Be wary of the unknown USB device you plug into your computer. These small flash-memory drives used to easily share files from computer to computer have become one of the easiest ways for hackers to install malicious software and gain access to a computer.
According to Business Insider, hackers will drop the USB sticks in heavily trafficked locations such as a parking lot or in an airport, hoping for a curious person to pick it up. It could be an off-the-shelf model with malware installed or a specially-designed weaponized USB.
There are three ways these malicious attackers use USB sticks to compromise your data and hardware.
One of these USB stick tricks is basically the same as an email phishing attack. All people need to do is plug in the stick and click on a file the hacker planted there, and once opened, the file will prompt the user to "enable macros." After this, the document will be able to run malicious software that can do anything from activating the webcam to keeping a running log of keystrokes. This technique is very effective. According to Business Insider, “a recent University of Illinois study found that nearly 50% of people will pick up a random USB stick and run through all the steps required to have their computer compromised.”

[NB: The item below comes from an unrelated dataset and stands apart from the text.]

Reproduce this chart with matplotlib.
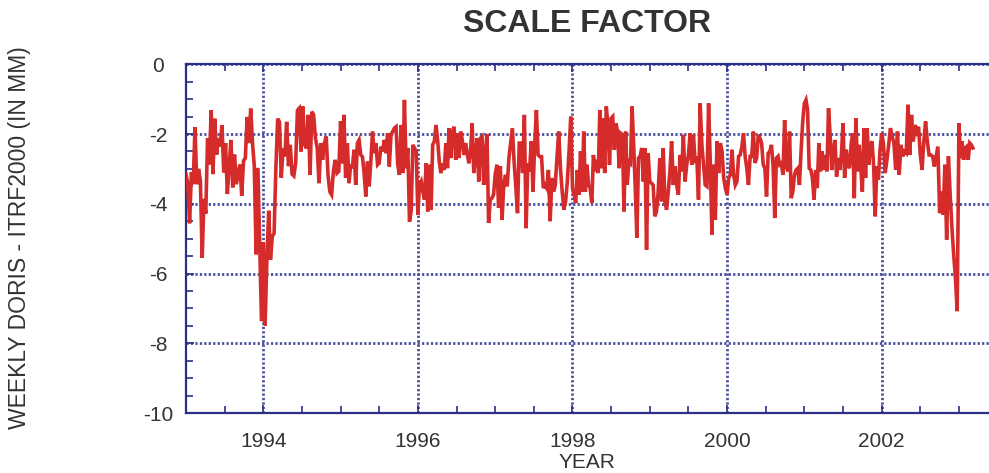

Then there is what is called “the rubber ducky,” which doesn't require the user to do anything other than plug it in. Business Insider reports, “The $40 device looks like a USB drive, but it's actually a mini computer that tricks a machine into thinking that it's a keyboard. Just as a computer will recognize a new keyboard once it's plugged in and automatically install its software, this thing ‘quacks like a keyboard and types like a keyboard,’ thus fooling the computer into running whatever commands a hacker has given.”

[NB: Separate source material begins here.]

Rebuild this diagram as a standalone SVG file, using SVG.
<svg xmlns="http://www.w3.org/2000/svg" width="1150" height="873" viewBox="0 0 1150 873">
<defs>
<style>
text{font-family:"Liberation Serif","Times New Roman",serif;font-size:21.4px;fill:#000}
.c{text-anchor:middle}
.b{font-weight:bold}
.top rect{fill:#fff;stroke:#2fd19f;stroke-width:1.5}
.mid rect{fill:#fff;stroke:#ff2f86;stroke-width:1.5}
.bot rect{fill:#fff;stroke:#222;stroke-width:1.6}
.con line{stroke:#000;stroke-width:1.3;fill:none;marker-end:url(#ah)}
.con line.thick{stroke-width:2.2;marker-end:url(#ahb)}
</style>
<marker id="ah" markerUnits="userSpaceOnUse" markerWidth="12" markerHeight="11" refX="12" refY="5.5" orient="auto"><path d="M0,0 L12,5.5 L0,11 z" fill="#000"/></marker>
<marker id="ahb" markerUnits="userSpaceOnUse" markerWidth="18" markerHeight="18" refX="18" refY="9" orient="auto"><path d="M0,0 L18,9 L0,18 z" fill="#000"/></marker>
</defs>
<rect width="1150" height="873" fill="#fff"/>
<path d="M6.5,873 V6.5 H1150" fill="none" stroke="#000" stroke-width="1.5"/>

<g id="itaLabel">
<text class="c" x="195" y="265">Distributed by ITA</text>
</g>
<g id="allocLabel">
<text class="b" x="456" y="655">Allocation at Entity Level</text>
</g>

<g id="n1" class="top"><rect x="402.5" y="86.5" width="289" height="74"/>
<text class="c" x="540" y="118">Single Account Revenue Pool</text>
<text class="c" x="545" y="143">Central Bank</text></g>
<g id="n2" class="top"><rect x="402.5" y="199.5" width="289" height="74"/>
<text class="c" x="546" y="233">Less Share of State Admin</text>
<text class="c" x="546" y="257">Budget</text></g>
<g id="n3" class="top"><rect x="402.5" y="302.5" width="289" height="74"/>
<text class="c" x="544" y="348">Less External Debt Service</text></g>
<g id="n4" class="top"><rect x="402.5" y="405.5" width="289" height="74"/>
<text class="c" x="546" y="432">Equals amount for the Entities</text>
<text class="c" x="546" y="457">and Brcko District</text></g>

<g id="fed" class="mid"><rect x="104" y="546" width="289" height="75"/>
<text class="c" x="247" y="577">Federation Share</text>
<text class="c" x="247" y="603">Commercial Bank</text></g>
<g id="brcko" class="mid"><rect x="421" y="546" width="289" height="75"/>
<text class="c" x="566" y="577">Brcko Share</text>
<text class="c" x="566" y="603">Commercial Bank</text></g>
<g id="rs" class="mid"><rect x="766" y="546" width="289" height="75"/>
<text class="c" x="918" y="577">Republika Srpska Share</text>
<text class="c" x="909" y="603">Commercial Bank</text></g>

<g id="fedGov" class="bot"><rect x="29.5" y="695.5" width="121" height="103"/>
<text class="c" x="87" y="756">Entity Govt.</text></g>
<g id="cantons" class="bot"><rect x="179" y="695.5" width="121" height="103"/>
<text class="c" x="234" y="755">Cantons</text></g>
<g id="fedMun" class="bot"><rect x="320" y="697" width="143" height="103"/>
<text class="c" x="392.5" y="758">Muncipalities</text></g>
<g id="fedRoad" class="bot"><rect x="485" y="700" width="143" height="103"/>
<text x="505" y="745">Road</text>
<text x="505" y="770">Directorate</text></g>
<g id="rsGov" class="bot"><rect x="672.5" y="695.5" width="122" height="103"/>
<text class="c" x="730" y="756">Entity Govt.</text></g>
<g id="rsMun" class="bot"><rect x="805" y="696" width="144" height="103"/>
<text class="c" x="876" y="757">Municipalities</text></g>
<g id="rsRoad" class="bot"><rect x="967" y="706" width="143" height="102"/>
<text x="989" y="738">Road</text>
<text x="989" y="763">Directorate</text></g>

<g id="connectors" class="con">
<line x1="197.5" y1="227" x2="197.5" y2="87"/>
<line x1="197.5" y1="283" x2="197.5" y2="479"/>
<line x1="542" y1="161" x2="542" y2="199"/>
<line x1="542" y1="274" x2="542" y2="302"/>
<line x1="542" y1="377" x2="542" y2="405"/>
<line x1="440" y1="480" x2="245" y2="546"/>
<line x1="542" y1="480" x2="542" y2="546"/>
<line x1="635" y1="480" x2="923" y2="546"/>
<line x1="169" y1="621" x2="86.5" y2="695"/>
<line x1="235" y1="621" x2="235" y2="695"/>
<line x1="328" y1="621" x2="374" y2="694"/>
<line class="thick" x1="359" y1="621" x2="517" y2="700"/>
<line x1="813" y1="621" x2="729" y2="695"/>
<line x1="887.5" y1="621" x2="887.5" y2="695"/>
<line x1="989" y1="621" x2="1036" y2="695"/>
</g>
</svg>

The most damaging USB stick is dubbed the “Kill Stick.” While a version of this has been around for nearly a year, ZDNet announced that a new, more dangerous weaponized version has entered the arena that, when plugged in, can destroy laptops, kiosks, ATMs, cars and more. Developed by a Hong Kong-based company and available on the market for about $53, it will rapidly charge its capacitors from the USB power supply when it is plugged in and then discharge, frying the affected device's circuits. ZDNet notes, “it fries almost any device with a USB port, though modern Apple hardware is apparently not affected.”

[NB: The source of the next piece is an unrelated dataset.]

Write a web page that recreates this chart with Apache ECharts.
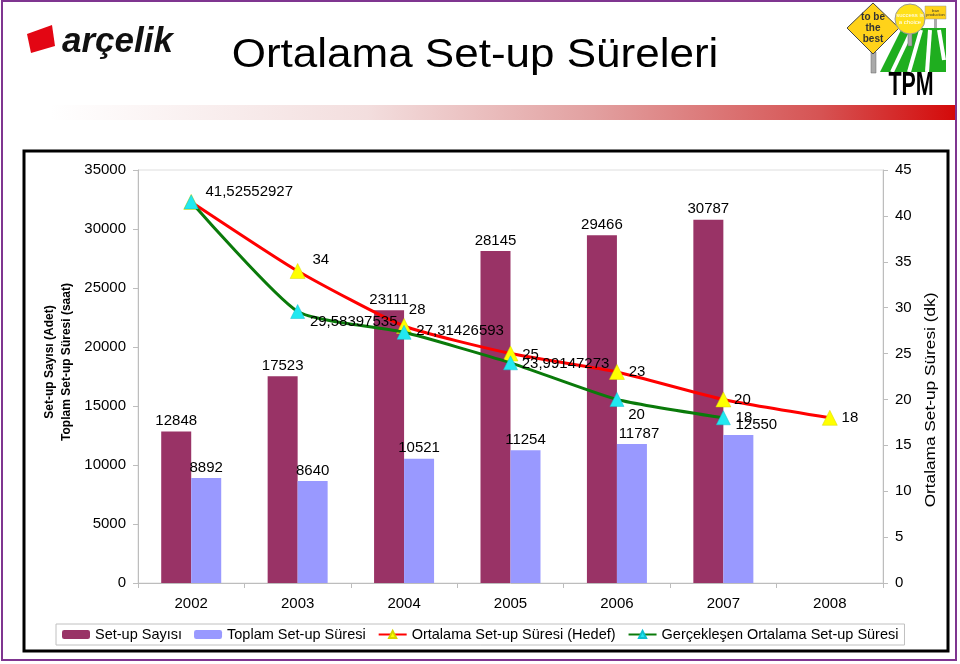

One might ask, why do nearly 50% of people actually fall for the USB stick drop trick? Many people have done so quite innocently and report that they just wanted to try to find the owner to return it. Others are just curious of what might be on the device. Either way, using an unknown USB device that you find or even those free ones they give away at conferences is a risk to your device and the entire network you are connected to. The bottom line, you should not open any emails, files, or use USBs you don't trust.